Please quote exactly the opening lines of the data, from the first line to the one where "1.0, 0.99, 0.995, 0.995, 1.0, 0.995, 1.0, 0.995, 1.0, 0.99]" appears.

* DATA LINES:

+ + + + +

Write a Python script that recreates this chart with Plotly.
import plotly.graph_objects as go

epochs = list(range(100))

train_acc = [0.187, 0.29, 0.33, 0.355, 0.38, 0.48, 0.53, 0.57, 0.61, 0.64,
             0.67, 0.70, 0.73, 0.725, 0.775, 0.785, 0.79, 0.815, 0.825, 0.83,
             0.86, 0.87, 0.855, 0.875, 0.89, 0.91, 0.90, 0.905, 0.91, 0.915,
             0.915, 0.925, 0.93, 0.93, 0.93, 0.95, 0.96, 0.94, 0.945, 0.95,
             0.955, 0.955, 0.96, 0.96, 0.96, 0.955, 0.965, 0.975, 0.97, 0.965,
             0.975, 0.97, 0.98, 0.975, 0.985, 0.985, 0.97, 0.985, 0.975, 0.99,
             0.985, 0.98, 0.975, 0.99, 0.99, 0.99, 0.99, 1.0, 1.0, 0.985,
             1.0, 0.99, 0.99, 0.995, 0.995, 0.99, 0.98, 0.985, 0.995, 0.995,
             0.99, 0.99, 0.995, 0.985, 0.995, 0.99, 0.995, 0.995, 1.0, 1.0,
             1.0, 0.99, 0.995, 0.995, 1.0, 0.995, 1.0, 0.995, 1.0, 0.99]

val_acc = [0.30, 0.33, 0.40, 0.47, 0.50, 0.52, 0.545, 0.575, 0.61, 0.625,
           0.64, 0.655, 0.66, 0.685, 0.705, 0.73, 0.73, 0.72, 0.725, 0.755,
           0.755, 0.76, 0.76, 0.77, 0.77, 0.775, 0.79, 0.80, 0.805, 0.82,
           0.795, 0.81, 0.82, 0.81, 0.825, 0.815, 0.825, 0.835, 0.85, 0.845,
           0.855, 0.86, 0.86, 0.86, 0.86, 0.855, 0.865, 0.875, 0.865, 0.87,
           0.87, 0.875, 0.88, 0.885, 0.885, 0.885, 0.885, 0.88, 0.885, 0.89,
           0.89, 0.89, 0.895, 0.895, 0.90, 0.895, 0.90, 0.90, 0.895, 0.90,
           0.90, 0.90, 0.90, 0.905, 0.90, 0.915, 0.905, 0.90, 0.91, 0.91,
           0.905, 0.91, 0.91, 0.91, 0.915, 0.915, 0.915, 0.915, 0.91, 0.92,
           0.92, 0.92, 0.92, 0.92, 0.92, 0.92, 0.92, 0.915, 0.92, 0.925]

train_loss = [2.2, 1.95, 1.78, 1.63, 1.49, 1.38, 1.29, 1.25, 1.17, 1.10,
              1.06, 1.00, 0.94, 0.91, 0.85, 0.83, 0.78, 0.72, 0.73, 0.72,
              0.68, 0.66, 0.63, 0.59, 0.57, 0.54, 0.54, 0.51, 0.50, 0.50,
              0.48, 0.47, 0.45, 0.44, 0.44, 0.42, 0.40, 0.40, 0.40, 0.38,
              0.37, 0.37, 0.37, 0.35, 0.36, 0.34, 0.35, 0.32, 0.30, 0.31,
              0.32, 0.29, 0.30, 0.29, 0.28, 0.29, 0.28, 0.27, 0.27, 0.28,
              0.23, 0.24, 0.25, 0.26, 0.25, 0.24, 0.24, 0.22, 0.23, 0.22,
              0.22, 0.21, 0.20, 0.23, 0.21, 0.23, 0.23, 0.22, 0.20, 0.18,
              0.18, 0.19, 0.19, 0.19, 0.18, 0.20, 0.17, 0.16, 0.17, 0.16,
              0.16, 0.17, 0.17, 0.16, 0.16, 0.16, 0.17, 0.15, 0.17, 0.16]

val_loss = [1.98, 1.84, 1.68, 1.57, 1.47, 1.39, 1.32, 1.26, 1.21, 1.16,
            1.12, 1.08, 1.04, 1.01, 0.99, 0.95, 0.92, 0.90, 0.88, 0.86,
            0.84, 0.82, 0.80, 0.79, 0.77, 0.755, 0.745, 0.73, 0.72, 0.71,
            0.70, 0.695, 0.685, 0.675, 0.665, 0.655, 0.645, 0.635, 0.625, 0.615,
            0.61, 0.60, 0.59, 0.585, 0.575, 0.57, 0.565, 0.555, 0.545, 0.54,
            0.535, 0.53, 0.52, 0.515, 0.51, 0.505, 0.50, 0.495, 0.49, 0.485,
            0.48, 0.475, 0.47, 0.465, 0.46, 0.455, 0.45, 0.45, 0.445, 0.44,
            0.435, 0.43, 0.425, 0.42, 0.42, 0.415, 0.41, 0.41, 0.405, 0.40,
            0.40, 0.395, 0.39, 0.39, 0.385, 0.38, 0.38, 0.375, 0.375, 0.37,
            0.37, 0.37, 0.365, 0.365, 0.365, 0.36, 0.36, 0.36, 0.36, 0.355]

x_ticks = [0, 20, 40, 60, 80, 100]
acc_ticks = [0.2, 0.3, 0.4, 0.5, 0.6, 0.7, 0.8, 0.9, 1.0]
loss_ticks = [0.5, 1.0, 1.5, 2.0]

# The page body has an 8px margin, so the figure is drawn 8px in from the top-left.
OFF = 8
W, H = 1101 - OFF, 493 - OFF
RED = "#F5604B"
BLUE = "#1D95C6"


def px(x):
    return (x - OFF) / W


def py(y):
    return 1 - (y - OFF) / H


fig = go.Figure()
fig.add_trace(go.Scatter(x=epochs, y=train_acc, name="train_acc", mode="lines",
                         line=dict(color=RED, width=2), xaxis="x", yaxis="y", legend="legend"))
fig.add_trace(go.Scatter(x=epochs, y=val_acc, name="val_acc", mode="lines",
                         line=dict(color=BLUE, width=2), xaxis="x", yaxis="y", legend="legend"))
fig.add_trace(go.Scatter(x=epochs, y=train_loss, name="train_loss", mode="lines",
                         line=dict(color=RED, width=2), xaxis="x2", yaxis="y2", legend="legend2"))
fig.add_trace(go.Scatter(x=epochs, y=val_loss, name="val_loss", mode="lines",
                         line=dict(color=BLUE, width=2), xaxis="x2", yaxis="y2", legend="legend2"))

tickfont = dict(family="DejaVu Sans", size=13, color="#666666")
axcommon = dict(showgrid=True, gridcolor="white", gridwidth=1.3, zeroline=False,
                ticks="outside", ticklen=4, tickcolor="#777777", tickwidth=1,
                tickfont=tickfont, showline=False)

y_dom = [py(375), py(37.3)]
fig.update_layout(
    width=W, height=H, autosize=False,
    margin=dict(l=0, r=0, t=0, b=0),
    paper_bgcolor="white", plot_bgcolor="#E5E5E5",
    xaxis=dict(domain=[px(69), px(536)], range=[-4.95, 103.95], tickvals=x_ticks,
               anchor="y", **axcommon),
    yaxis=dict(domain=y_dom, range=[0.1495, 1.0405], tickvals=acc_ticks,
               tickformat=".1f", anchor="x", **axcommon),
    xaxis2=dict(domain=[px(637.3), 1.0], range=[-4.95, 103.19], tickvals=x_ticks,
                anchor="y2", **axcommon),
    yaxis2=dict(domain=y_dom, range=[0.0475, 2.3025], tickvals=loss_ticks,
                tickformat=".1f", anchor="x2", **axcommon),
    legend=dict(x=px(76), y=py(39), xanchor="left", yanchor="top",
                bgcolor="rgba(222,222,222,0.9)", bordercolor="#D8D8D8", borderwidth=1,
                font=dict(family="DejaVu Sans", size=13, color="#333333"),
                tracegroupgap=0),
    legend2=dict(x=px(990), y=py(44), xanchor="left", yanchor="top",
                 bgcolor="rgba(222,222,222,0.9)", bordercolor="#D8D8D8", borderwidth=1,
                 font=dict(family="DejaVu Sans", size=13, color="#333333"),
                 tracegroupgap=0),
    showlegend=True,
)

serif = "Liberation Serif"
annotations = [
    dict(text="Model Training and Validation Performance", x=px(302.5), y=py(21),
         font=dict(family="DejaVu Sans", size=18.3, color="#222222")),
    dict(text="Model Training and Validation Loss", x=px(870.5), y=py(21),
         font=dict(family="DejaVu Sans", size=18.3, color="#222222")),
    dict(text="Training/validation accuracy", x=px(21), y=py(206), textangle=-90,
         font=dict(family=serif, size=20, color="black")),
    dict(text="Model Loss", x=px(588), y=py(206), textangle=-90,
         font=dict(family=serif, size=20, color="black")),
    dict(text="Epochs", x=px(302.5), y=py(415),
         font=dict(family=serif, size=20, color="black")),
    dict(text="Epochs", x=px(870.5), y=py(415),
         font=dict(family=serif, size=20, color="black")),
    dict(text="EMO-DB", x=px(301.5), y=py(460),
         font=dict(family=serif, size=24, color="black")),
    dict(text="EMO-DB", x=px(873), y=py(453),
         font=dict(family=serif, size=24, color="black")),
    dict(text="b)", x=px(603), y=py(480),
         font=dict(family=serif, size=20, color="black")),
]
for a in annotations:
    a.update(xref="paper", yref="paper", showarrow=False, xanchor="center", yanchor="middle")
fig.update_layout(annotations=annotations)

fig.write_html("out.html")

+ + + + +

* REPLY TO THE TASK:
Write a Python script that recreates this chart with Plotly.
import plotly.graph_objects as go

epochs = list(range(100))

train_acc = [0.187, 0.29, 0.33, 0.355, 0.38, 0.48, 0.53, 0.57, 0.61, 0.64,
             0.67, 0.70, 0.73, 0.725, 0.775, 0.785, 0.79, 0.815, 0.825, 0.83,
             0.86, 0.87, 0.855, 0.875, 0.89, 0.91, 0.90, 0.905, 0.91, 0.915,
             0.915, 0.925, 0.93, 0.93, 0.93, 0.95, 0.96, 0.94, 0.945, 0.95,
             0.955, 0.955, 0.96, 0.96, 0.96, 0.955, 0.965, 0.975, 0.97, 0.965,
             0.975, 0.97, 0.98, 0.975, 0.985, 0.985, 0.97, 0.985, 0.975, 0.99,
             0.985, 0.98, 0.975, 0.99, 0.99, 0.99, 0.99, 1.0, 1.0, 0.985,
             1.0, 0.99, 0.99, 0.995, 0.995, 0.99, 0.98, 0.985, 0.995, 0.995,
             0.99, 0.99, 0.995, 0.985, 0.995, 0.99, 0.995, 0.995, 1.0, 1.0,
             1.0, 0.99, 0.995, 0.995, 1.0, 0.995, 1.0, 0.995, 1.0, 0.99]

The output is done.